## Input material

......

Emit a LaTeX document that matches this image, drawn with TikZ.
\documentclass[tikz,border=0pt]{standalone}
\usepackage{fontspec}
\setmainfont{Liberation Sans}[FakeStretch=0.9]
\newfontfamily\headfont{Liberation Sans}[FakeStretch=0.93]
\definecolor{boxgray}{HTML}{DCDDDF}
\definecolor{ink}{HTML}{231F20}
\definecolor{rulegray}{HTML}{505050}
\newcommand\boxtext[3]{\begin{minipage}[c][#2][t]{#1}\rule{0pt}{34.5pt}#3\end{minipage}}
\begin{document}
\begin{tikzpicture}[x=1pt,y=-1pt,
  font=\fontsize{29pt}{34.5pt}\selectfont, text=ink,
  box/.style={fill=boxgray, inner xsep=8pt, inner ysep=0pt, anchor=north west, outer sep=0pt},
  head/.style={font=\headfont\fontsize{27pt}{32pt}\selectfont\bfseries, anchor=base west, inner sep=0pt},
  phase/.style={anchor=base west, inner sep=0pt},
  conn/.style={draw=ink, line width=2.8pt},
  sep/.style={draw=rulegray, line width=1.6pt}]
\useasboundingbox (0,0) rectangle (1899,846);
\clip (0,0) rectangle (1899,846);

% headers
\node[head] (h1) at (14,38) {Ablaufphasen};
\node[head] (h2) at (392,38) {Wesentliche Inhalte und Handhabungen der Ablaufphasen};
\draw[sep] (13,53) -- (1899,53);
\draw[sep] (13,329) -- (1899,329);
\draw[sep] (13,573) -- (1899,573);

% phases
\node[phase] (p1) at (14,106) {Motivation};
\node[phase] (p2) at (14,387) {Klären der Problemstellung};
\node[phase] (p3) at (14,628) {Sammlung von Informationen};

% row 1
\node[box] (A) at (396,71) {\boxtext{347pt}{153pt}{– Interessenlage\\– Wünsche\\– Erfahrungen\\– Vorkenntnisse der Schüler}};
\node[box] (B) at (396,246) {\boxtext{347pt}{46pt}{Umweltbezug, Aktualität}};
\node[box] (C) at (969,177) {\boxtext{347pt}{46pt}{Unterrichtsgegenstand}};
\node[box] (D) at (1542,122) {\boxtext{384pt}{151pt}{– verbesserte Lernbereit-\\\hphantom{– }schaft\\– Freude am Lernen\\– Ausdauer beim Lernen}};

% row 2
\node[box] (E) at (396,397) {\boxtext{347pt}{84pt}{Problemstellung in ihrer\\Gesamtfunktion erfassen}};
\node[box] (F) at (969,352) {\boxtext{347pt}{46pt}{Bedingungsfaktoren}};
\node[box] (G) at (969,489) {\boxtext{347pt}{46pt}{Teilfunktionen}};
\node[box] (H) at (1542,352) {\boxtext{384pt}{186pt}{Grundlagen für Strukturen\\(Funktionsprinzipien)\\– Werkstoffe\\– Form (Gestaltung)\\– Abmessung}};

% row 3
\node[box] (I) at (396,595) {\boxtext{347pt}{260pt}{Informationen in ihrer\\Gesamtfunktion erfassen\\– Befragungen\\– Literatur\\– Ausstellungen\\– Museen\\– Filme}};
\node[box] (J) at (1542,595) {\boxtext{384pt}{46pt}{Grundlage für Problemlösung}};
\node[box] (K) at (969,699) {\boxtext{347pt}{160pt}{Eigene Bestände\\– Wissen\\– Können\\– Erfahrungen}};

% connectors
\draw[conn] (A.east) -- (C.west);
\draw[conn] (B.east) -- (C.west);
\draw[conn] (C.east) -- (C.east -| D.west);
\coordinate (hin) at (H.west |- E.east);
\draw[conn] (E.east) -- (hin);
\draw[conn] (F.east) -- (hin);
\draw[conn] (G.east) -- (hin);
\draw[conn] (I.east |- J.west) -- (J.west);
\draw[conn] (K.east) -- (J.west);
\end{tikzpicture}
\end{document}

......

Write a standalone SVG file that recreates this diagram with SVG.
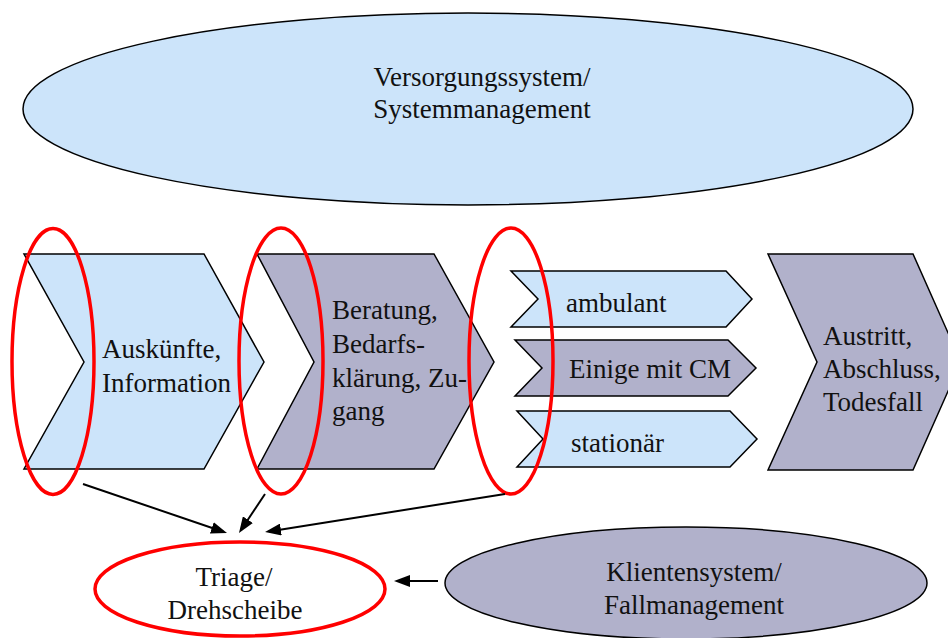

......

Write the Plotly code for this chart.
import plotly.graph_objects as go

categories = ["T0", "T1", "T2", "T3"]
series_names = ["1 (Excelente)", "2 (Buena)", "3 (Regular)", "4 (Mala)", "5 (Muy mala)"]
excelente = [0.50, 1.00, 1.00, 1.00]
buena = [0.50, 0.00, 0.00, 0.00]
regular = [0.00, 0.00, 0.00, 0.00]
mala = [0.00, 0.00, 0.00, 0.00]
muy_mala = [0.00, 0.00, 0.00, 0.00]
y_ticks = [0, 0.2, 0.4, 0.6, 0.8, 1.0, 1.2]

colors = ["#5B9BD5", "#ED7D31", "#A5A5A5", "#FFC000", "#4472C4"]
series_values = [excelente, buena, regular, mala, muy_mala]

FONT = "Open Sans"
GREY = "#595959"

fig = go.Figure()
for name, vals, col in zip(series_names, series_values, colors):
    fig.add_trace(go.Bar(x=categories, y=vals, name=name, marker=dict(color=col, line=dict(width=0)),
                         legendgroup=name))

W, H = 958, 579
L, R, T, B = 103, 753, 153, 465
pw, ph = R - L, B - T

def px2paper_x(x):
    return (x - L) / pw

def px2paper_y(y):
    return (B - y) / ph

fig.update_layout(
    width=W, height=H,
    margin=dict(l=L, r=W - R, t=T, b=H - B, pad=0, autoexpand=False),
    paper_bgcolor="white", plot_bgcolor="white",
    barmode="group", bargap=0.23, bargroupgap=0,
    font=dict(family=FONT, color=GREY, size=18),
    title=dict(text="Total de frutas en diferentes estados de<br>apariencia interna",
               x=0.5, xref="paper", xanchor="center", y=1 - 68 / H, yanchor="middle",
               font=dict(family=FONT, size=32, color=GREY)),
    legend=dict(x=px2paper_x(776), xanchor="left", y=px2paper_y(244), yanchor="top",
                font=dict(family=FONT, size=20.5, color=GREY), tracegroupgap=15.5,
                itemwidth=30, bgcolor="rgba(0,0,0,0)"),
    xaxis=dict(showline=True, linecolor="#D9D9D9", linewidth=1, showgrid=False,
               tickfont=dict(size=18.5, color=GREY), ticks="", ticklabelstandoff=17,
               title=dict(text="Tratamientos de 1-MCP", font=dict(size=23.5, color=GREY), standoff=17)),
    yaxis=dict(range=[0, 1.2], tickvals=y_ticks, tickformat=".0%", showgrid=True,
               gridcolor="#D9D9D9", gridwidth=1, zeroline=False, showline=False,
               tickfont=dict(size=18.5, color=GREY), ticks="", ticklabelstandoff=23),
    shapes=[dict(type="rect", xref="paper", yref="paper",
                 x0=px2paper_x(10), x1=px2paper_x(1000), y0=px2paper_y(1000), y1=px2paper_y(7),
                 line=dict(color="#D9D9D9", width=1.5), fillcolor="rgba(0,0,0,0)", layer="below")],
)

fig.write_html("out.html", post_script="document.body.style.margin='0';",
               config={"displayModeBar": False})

......

## The request
Quote the lines that begin at the line containing "Write the Plotly code for this chart." and end at the line containing "import plotly.graph_objects as go", keeping both of those lines.

## Response below
Write the Plotly code for this chart.
import plotly.graph_objects as go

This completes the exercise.